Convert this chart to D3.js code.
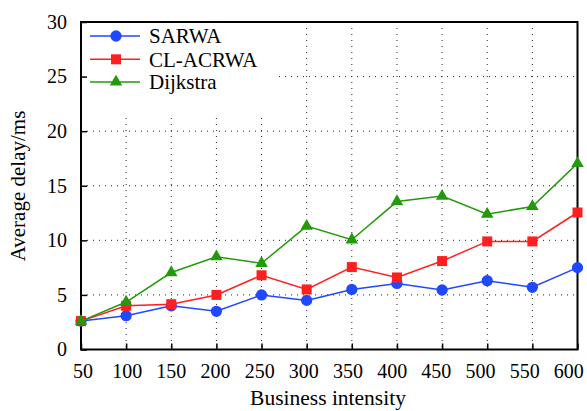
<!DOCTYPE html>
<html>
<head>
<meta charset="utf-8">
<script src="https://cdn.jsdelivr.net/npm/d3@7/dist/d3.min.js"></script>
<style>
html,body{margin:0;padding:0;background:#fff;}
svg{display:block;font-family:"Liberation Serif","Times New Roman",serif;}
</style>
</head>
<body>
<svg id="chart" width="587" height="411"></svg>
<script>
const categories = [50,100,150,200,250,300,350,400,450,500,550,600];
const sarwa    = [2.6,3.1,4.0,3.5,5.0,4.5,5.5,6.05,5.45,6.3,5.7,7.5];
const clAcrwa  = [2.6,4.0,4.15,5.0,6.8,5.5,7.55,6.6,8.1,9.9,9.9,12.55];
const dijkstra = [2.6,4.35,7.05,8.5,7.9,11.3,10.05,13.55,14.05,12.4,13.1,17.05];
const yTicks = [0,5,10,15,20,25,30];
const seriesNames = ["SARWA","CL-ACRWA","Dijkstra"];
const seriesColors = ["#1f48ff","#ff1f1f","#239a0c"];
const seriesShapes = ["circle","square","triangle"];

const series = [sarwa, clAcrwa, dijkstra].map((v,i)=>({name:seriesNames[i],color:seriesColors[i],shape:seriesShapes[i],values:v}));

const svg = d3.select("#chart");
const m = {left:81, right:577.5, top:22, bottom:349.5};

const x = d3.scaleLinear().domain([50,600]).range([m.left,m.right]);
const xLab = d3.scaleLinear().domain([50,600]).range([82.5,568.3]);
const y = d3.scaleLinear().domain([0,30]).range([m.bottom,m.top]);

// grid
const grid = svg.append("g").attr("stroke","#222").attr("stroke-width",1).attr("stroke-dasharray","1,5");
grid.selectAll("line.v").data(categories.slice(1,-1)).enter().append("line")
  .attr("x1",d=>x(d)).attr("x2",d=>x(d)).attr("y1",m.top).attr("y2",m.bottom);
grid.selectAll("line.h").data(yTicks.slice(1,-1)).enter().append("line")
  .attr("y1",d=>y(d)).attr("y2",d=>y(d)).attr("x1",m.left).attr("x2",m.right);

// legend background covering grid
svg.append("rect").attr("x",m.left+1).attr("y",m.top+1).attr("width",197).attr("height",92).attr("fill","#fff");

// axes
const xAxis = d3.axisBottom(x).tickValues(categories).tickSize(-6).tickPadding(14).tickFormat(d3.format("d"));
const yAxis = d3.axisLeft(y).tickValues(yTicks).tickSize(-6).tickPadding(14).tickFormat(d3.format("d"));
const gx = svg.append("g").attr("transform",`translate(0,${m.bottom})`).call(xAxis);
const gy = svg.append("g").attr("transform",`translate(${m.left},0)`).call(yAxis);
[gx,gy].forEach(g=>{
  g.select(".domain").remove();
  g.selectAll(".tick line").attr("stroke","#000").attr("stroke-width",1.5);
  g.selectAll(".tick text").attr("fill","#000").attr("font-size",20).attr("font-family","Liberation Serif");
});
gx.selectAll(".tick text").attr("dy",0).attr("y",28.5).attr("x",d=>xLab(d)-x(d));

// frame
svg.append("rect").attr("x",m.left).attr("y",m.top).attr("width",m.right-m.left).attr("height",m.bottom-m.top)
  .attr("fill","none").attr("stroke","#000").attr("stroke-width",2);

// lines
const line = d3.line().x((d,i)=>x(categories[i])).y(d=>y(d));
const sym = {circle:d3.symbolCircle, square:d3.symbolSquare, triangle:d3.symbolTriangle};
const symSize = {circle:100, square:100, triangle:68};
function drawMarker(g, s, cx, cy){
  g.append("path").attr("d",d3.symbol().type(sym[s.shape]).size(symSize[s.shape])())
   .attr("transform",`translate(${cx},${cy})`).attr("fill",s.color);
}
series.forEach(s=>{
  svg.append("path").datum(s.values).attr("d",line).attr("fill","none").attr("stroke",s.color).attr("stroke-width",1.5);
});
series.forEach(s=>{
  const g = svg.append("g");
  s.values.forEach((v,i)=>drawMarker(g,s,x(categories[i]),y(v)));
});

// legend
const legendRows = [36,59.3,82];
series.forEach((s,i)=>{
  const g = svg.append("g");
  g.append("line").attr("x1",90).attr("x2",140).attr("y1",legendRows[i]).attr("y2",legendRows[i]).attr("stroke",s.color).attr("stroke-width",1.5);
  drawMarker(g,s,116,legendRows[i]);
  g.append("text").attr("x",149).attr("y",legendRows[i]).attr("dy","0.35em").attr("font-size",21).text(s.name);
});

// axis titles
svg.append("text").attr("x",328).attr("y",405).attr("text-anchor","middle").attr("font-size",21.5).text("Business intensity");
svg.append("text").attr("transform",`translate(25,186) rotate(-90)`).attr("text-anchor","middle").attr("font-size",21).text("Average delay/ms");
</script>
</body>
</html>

• • • • •

# [Your task]
Check every line for "chart" and show the ones that have it.

# [Correct output]
Convert this chart to D3.js code.
<svg id="chart" width="587" height="411"></svg>
const svg = d3.select("#chart");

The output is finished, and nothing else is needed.